CHALLENGE
Repeat all the records exactly, omitting pictures.

[Rows from a dataset of charts and code]
═══
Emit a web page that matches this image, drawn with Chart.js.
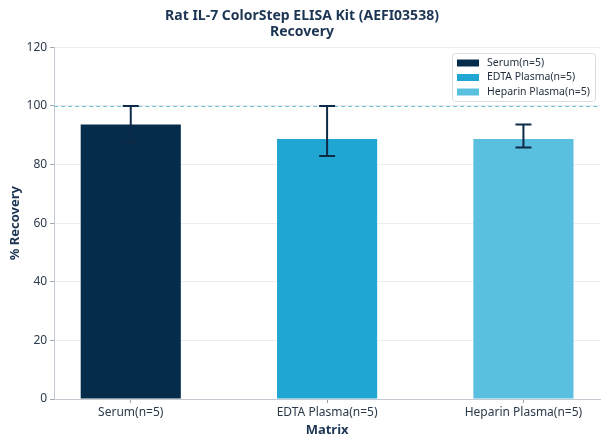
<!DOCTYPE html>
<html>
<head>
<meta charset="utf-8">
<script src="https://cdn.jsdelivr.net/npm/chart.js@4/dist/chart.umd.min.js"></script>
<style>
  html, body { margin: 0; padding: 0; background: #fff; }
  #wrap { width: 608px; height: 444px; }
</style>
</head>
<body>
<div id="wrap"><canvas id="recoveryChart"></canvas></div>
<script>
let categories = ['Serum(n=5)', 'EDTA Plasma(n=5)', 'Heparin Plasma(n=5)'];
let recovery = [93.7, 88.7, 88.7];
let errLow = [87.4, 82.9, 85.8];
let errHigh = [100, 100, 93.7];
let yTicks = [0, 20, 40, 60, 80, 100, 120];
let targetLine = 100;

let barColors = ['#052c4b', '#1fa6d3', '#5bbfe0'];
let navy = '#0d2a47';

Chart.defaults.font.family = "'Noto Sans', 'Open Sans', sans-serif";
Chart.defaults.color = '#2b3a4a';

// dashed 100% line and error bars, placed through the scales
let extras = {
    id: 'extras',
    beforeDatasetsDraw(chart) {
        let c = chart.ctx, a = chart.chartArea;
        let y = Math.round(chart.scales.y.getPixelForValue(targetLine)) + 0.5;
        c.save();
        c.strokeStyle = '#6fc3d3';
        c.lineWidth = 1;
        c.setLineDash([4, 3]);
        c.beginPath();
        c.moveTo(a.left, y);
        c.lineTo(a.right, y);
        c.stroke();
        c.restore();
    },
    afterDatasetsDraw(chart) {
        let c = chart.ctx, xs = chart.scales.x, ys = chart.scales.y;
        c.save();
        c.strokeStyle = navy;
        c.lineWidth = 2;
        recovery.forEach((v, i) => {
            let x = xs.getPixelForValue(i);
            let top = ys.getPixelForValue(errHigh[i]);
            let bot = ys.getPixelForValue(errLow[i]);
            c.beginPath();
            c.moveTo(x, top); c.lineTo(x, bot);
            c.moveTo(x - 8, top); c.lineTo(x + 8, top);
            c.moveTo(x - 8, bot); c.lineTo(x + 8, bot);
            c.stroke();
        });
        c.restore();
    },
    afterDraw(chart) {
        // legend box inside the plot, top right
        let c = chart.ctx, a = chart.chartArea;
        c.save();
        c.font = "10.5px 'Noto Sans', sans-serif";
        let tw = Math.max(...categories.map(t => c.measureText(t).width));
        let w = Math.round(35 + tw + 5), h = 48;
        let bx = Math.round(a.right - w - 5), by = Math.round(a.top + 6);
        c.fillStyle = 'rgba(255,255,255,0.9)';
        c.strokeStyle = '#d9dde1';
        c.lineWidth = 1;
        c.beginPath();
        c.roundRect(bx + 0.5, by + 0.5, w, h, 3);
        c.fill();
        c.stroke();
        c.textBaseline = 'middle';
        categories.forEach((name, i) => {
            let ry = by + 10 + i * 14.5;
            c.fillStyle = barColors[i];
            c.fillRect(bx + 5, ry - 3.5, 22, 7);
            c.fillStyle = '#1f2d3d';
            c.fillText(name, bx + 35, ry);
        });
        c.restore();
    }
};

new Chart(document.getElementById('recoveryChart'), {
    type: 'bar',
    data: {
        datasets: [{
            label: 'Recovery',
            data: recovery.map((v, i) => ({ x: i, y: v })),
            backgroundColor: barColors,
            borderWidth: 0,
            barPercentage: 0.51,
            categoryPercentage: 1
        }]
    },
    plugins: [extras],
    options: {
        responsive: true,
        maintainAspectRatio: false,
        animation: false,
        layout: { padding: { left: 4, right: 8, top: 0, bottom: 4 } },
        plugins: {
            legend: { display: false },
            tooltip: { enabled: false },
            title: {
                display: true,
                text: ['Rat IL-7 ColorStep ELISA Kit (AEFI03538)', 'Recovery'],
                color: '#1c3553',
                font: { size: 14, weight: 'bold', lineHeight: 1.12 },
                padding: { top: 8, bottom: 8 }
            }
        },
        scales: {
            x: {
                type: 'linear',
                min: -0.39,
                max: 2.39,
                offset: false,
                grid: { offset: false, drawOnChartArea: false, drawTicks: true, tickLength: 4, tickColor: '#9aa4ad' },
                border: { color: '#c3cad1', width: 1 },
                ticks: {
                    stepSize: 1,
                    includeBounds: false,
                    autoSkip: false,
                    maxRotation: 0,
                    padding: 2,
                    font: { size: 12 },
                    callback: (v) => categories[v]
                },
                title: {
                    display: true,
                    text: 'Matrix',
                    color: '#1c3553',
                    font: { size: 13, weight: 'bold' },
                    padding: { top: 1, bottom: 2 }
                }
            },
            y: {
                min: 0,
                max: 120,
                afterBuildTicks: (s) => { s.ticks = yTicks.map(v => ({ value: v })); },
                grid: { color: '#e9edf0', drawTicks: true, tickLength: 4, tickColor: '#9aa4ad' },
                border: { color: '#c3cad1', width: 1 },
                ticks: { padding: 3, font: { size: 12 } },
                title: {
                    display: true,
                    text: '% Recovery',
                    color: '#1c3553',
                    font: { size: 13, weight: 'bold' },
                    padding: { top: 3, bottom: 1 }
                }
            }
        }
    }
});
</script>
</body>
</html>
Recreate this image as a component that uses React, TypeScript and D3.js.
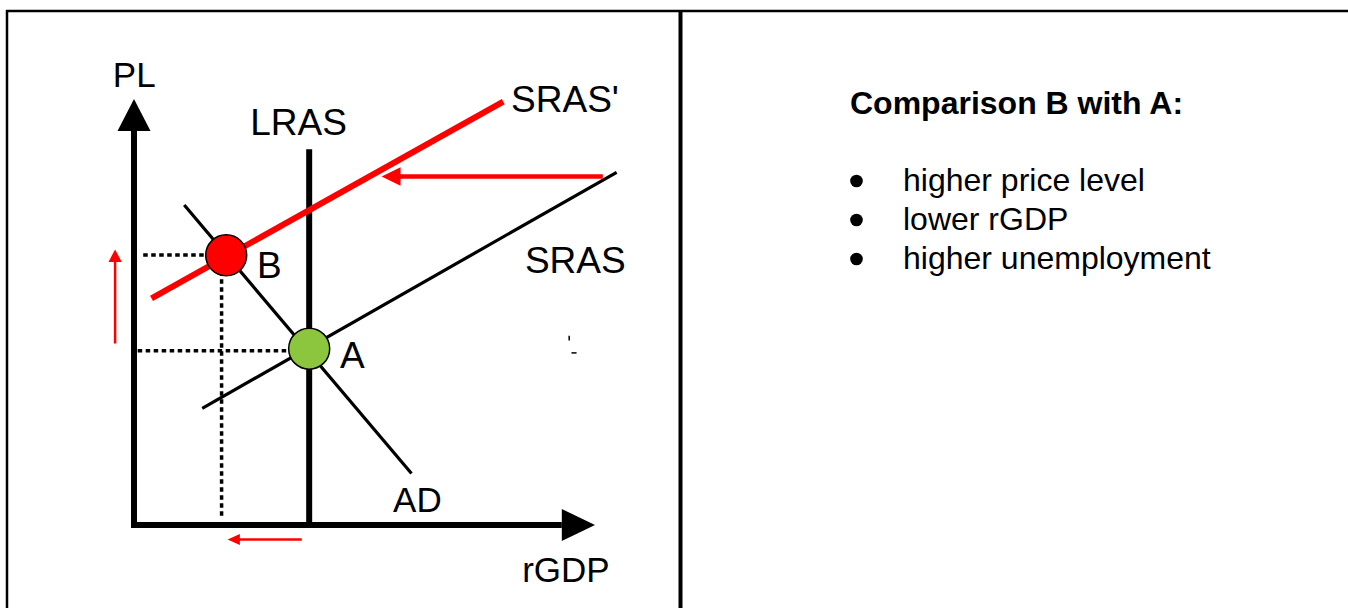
═══
WRITTEN REPLY
Emit a web page that matches this image, drawn with Chart.js.
<!DOCTYPE html>
<html>
<head>
<meta charset="utf-8">
<script src="https://cdn.jsdelivr.net/npm/chart.js@4/dist/chart.umd.min.js"></script>
<style>
  html, body { margin: 0; padding: 0; background: #fff; }
  #wrap { width: 608px; height: 444px; }
</style>
</head>
<body>
<div id="wrap"><canvas id="recoveryChart"></canvas></div>
<script>
let categories = ['Serum(n=5)', 'EDTA Plasma(n=5)', 'Heparin Plasma(n=5)'];
let recovery = [93.7, 88.7, 88.7];
let errLow = [87.4, 82.9, 85.8];
let errHigh = [100, 100, 93.7];
let yTicks = [0, 20, 40, 60, 80, 100, 120];
let targetLine = 100;

let barColors = ['#052c4b', '#1fa6d3', '#5bbfe0'];
let navy = '#0d2a47';

Chart.defaults.font.family = "'Noto Sans', 'Open Sans', sans-serif";
Chart.defaults.color = '#2b3a4a';

// dashed 100% line and error bars, placed through the scales
let extras = {
    id: 'extras',
    beforeDatasetsDraw(chart) {
        let c = chart.ctx, a = chart.chartArea;
        let y = Math.round(chart.scales.y.getPixelForValue(targetLine)) + 0.5;
        c.save();
        c.strokeStyle = '#6fc3d3';
        c.lineWidth = 1;
        c.setLineDash([4, 3]);
        c.beginPath();
        c.moveTo(a.left, y);
        c.lineTo(a.right, y);
        c.stroke();
        c.restore();
    },
    afterDatasetsDraw(chart) {
        let c = chart.ctx, xs = chart.scales.x, ys = chart.scales.y;
        c.save();
        c.strokeStyle = navy;
        c.lineWidth = 2;
        recovery.forEach((v, i) => {
            let x = xs.getPixelForValue(i);
            let top = ys.getPixelForValue(errHigh[i]);
            let bot = ys.getPixelForValue(errLow[i]);
            c.beginPath();
            c.moveTo(x, top); c.lineTo(x, bot);
            c.moveTo(x - 8, top); c.lineTo(x + 8, top);
            c.moveTo(x - 8, bot); c.lineTo(x + 8, bot);
            c.stroke();
        });
        c.restore();
    },
    afterDraw(chart) {
        // legend box inside the plot, top right
        let c = chart.ctx, a = chart.chartArea;
        c.save();
        c.font = "10.5px 'Noto Sans', sans-serif";
        let tw = Math.max(...categories.map(t => c.measureText(t).width));
        let w = Math.round(35 + tw + 5), h = 48;
        let bx = Math.round(a.right - w - 5), by = Math.round(a.top + 6);
        c.fillStyle = 'rgba(255,255,255,0.9)';
        c.strokeStyle = '#d9dde1';
        c.lineWidth = 1;
        c.beginPath();
        c.roundRect(bx + 0.5, by + 0.5, w, h, 3);
        c.fill();
        c.stroke();
        c.textBaseline = 'middle';
        categories.forEach((name, i) => {
            let ry = by + 10 + i * 14.5;
            c.fillStyle = barColors[i];
            c.fillRect(bx + 5, ry - 3.5, 22, 7);
            c.fillStyle = '#1f2d3d';
            c.fillText(name, bx + 35, ry);
        });
        c.restore();
    }
};

new Chart(document.getElementById('recoveryChart'), {
    type: 'bar',
    data: {
        datasets: [{
            label: 'Recovery',
            data: recovery.map((v, i) => ({ x: i, y: v })),
            backgroundColor: barColors,
            borderWidth: 0,
            barPercentage: 0.51,
            categoryPercentage: 1
        }]
    },
    plugins: [extras],
    options: {
        responsive: true,
        maintainAspectRatio: false,
        animation: false,
        layout: { padding: { left: 4, right: 8, top: 0, bottom: 4 } },
        plugins: {
            legend: { display: false },
            tooltip: { enabled: false },
            title: {
                display: true,
                text: ['Rat IL-7 ColorStep ELISA Kit (AEFI03538)', 'Recovery'],
                color: '#1c3553',
                font: { size: 14, weight: 'bold', lineHeight: 1.12 },
                padding: { top: 8, bottom: 8 }
            }
        },
        scales: {
            x: {
                type: 'linear',
                min: -0.39,
                max: 2.39,
                offset: false,
                grid: { offset: false, drawOnChartArea: false, drawTicks: true, tickLength: 4, tickColor: '#9aa4ad' },
                border: { color: '#c3cad1', width: 1 },
                ticks: {
                    stepSize: 1,
                    includeBounds: false,
                    autoSkip: false,
                    maxRotation: 0,
                    padding: 2,
                    font: { size: 12 },
                    callback: (v) => categories[v]
                },
                title: {
                    display: true,
                    text: 'Matrix',
                    color: '#1c3553',
                    font: { size: 13, weight: 'bold' },
                    padding: { top: 1, bottom: 2 }
                }
            },
            y: {
                min: 0,
                max: 120,
                afterBuildTicks: (s) => { s.ticks = yTicks.map(v => ({ value: v })); },
                grid: { color: '#e9edf0', drawTicks: true, tickLength: 4, tickColor: '#9aa4ad' },
                border: { color: '#c3cad1', width: 1 },
                ticks: { padding: 3, font: { size: 12 } },
                title: {
                    display: true,
                    text: '% Recovery',
                    color: '#1c3553',
                    font: { size: 13, weight: 'bold' },
                    padding: { top: 3, bottom: 1 }
                }
            }
        }
    }
});
</script>
</body>
</html>
Recreate this image as a component that uses React, TypeScript and D3.js.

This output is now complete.